The SIU’s closure is the latest example of the breakdown in cooperation between the DEA and Mexico since Lopez Obrador assumed power in 2018 and vowed to overhaul the country’s security policy.
Angered by the soaring bloodshed he blamed on the heavy-handed tactics of his predecessors, Lopez Obrador sought to implement a less confrontational policing style and pledged to tackle what he claims are the root causes of the violence, such as poverty, instead of hunting down cartel chiefs.
The president also made it harder for foreign security officials to operate inside Mexico, rebuking the DEA over its modus operandi which he said equated to trampling on Mexico’s sovereignty.
Privately, U.S. officials say Mexico’s vital role in blocking the flow of migrants from Latin America – a priority for Washington – leaves them with limited leverage to pressure Lopez Obrador on other issues, such as security cooperation.
Though the SIU’s reputation was damaged when its former chief, Ivan Reyes Arzate, was detained in 2017 and pleaded guilty in a U.S. court to taking bribes to leak tips to a drug gang, the unit was seen as vital by DEA officials who needed Mexican officers to help their investigations in the country.
Alarm bells for the future of the unit rang in 2019, when Lopez Obrador mothballed the Federal Police – inside which the SIU was based – to create a new force called the National Guard.
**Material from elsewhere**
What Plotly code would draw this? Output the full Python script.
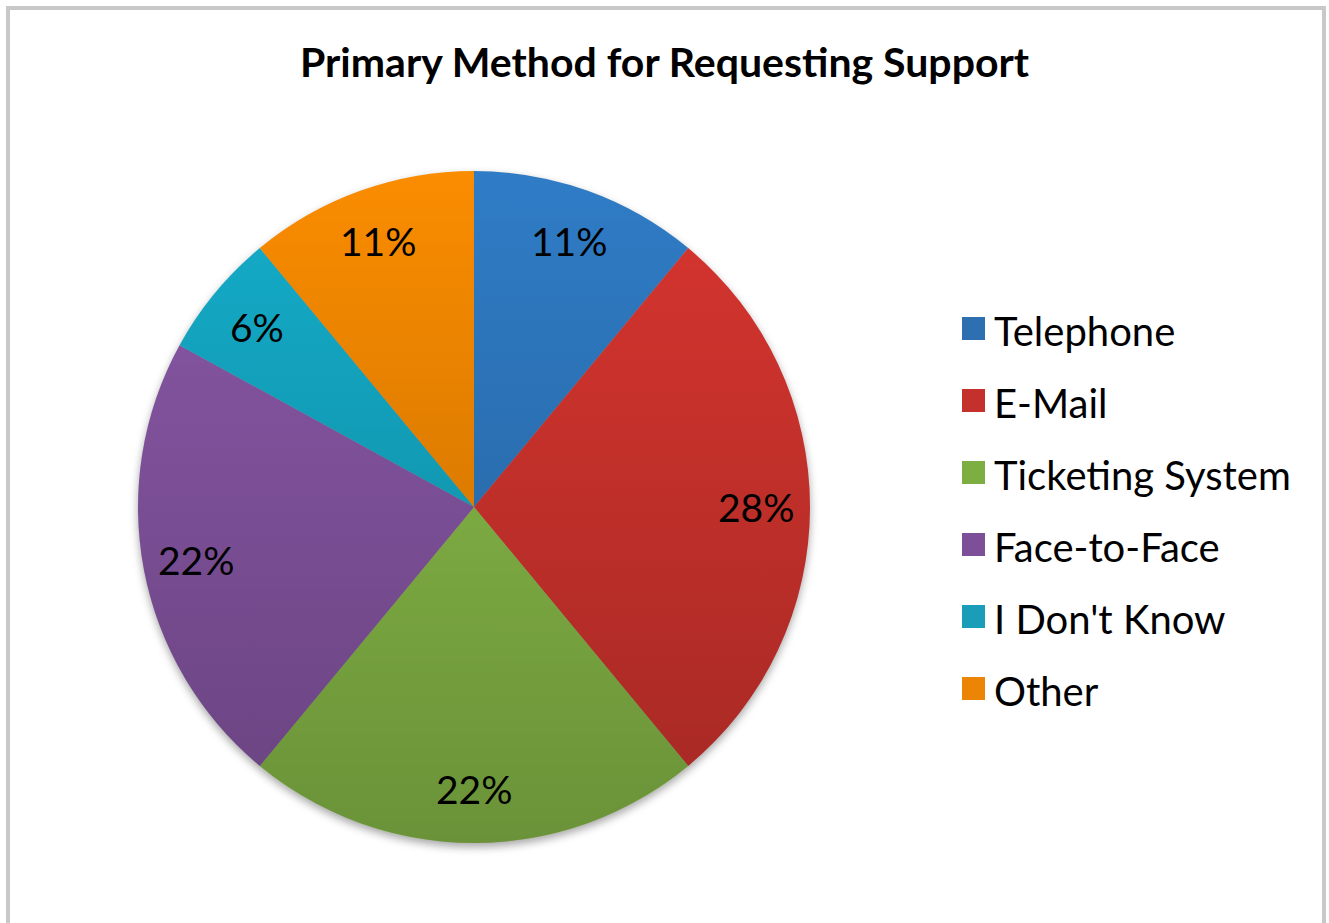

DEA agents kept working with Mexican counterparts for a while, especially in Mexico City’s airport where SIU officers were intercepting smuggled fentanyl, a hyper-potent synthetic drug blamed for soaring overdoses in the United States.
But security cooperation between the DEA and Mexico plummeted to a fresh low in Oct. 2020 when U.S. security officials in Los Angeles detained Mexico’s former defense minister Salvador Cienfuegos, alleging he colluded with a drug cartel.
U.S. prosecutors swiftly released Cienfuegos, citing “sensitive” foreign policy considerations, but Lopez Obrador accused the DEA of having “little professionalism” and of fabricating evidence in the case.
In Dec. 2020, Lopez Obrador’s government stripped foreign agents of diplomatic immunity and forced Mexican officials to write reports on interactions with security officers from abroad.
“That was the nail in the coffin,” the DEA agent said. Months later the SIU was shut down.
By the time the unit was formally wound up, it had, according to the DEA agent, already been inoperative for some time as Mexico’s National Guard prioritized the deterrence of violence over investigations of drug cartels.
But with more than 33,000 homicides recorded in Mexico last year, Vigil, the ex-DEA agent, said closing an elite unit that goes after organized crime groups responsible for most of the murders doesn’t make sense.
“Mexico is shooting itself in the foot,” he said.